» **What the task asks**: Going through the material below, please gather all lines with the word "this" in them.

» **Task material**:
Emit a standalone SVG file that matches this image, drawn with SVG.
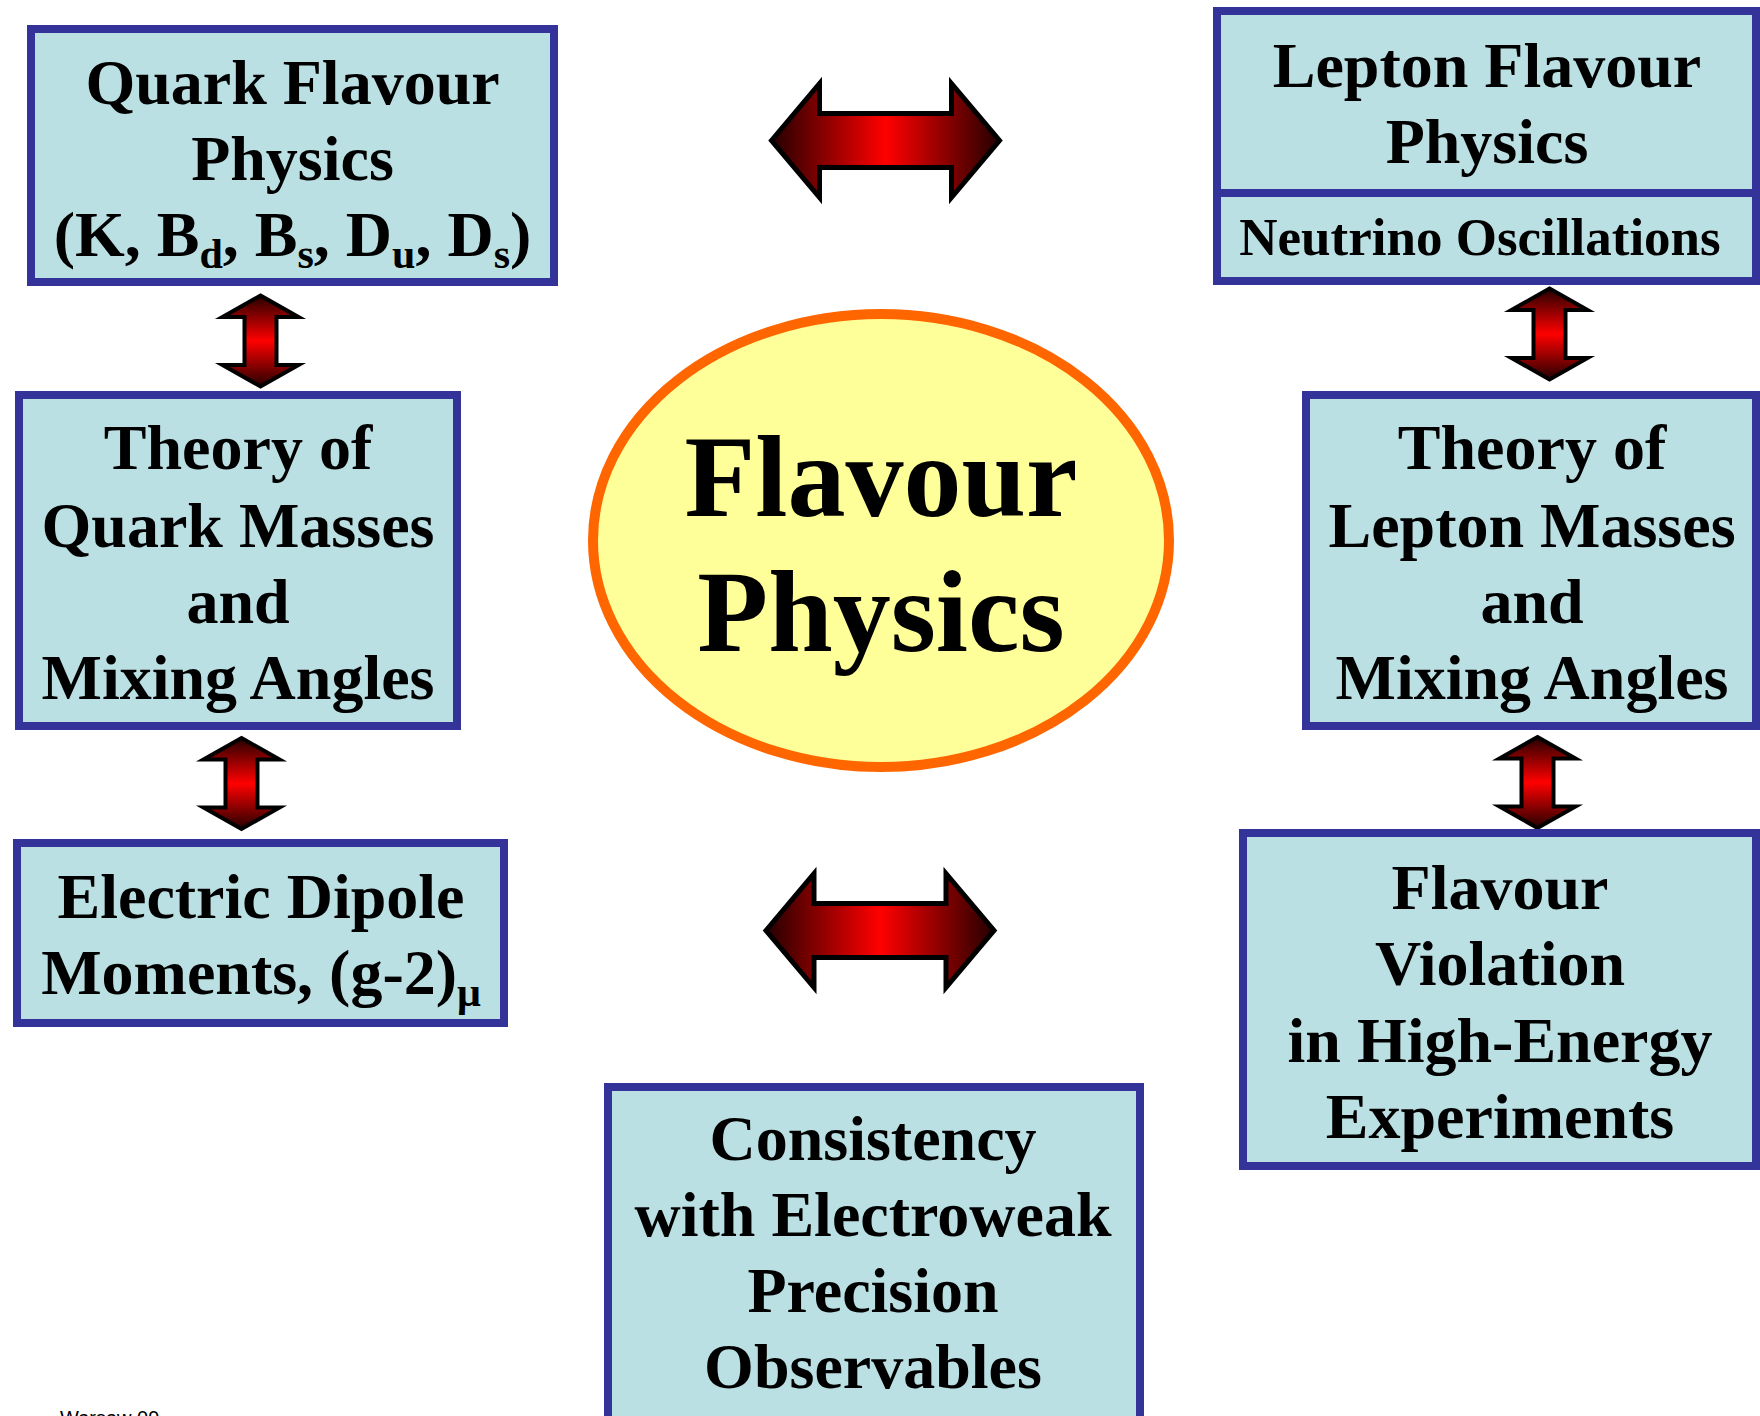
--
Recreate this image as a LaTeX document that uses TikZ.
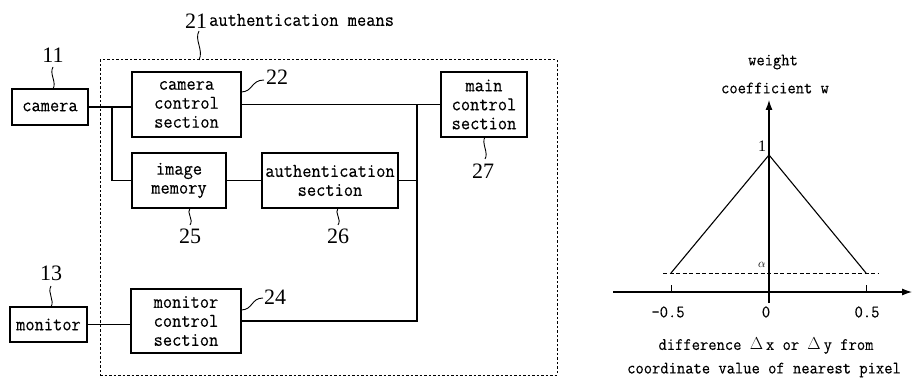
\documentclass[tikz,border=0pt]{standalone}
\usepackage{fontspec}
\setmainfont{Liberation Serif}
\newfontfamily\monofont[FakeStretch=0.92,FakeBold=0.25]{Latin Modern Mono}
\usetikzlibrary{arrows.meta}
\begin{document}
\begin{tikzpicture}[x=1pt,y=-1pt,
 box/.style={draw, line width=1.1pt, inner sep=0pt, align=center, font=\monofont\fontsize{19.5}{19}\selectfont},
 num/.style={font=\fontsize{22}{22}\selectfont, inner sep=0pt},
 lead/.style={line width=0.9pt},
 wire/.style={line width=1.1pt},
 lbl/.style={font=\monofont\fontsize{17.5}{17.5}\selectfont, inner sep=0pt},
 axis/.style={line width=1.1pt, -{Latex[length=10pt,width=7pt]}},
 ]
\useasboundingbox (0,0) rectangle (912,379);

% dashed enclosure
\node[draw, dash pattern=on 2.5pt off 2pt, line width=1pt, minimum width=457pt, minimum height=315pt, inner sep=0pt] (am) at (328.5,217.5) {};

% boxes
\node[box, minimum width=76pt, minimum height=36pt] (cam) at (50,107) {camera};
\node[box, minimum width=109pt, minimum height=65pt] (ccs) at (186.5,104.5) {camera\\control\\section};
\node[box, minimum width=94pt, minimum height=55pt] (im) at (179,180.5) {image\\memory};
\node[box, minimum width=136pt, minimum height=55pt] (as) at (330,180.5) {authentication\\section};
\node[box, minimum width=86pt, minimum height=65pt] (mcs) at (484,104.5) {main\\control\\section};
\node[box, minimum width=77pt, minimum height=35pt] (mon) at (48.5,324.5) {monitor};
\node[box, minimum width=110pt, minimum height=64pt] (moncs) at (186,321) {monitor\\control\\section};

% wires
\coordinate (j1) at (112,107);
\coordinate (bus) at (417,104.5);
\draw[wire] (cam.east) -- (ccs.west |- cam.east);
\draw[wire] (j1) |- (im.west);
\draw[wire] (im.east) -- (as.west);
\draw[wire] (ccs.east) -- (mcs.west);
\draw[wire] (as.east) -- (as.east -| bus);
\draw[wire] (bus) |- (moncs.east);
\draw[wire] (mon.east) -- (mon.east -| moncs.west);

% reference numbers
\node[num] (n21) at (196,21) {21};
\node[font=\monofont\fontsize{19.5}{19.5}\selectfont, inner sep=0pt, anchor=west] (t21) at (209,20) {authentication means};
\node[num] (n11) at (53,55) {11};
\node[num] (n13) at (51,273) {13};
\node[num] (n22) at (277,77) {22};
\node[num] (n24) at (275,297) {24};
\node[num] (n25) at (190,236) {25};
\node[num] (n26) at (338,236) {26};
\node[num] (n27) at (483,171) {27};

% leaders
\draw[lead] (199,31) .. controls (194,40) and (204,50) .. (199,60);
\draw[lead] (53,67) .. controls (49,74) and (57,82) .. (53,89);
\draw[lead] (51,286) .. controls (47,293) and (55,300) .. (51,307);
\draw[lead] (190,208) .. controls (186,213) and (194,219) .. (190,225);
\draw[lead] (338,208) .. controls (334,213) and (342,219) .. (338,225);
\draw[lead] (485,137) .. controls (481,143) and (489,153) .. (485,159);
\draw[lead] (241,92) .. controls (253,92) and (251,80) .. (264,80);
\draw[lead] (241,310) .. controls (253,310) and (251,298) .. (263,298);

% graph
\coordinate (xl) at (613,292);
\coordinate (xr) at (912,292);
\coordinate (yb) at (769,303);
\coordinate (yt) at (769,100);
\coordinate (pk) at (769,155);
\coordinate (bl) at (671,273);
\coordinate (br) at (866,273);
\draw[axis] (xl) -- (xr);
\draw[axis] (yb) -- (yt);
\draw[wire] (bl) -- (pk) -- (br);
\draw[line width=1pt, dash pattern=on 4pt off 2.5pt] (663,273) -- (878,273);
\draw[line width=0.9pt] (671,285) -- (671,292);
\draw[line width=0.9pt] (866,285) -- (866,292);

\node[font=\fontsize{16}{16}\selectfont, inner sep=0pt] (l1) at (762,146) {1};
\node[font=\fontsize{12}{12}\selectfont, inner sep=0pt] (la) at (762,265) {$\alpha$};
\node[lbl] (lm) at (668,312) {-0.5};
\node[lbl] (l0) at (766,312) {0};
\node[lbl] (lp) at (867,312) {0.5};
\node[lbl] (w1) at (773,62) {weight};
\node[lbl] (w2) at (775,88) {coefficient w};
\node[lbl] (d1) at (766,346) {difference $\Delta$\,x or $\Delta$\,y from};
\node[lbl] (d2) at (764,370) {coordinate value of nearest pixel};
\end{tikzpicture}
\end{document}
...
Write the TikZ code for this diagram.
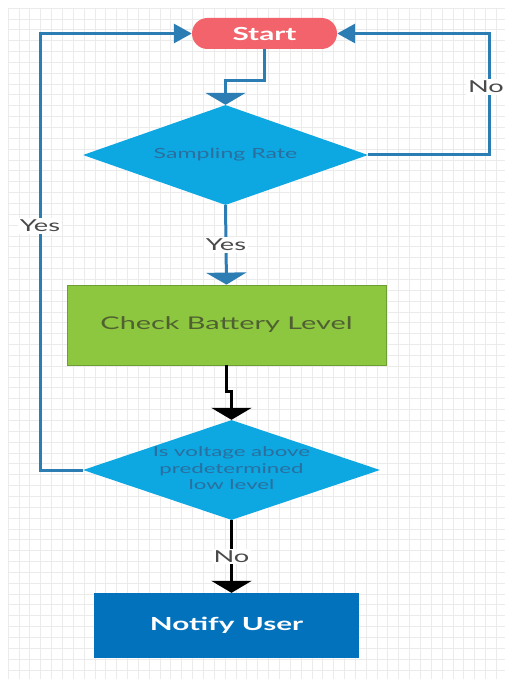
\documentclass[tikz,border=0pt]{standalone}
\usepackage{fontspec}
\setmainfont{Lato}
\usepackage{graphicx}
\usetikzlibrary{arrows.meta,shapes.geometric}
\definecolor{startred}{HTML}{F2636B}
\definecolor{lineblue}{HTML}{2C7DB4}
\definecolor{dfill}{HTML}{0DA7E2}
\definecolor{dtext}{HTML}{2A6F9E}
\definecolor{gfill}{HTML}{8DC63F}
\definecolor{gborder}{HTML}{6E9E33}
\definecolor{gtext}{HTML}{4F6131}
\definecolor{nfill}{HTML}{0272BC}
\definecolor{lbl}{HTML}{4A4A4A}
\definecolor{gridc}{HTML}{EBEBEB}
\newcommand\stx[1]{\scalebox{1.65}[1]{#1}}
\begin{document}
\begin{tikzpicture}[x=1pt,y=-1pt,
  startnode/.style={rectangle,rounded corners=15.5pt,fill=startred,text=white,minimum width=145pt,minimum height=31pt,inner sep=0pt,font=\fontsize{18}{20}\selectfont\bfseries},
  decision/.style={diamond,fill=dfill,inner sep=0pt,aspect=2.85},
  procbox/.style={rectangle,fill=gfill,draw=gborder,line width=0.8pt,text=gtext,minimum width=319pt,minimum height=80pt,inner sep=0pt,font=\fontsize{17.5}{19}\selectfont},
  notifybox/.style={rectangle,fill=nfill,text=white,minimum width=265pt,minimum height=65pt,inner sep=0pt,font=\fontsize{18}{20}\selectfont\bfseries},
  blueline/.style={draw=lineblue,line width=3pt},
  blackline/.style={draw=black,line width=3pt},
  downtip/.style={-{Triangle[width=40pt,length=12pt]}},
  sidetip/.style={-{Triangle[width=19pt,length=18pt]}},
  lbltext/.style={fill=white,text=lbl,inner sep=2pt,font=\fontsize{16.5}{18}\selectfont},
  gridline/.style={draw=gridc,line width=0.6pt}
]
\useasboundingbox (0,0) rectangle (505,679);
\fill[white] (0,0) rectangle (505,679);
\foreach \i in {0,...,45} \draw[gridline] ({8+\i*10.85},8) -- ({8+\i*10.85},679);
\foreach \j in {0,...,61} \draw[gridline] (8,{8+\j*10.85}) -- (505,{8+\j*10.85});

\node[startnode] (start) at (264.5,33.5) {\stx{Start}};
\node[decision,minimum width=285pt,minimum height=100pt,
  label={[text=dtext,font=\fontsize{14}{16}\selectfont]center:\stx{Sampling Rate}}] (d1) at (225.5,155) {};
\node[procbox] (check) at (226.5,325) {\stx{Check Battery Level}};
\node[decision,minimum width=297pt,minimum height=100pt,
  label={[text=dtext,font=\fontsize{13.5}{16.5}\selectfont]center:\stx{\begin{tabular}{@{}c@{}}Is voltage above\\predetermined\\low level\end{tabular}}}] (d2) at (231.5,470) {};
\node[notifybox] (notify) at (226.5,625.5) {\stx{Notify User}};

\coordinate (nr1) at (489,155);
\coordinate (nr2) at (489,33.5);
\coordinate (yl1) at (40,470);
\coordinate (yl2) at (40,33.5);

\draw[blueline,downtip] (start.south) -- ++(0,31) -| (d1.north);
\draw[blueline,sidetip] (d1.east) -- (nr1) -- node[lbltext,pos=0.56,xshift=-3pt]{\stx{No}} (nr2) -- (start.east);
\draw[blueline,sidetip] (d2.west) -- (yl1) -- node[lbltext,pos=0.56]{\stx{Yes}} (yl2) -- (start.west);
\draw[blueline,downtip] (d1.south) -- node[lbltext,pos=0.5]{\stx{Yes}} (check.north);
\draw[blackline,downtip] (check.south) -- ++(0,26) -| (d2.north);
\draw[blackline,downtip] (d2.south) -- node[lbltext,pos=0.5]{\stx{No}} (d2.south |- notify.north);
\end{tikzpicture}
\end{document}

» **Solution to the problem**:
Emit a standalone SVG file that matches this image, drawn with SVG.
Recreate this image as a LaTeX document that uses TikZ.
Write the TikZ code for this diagram.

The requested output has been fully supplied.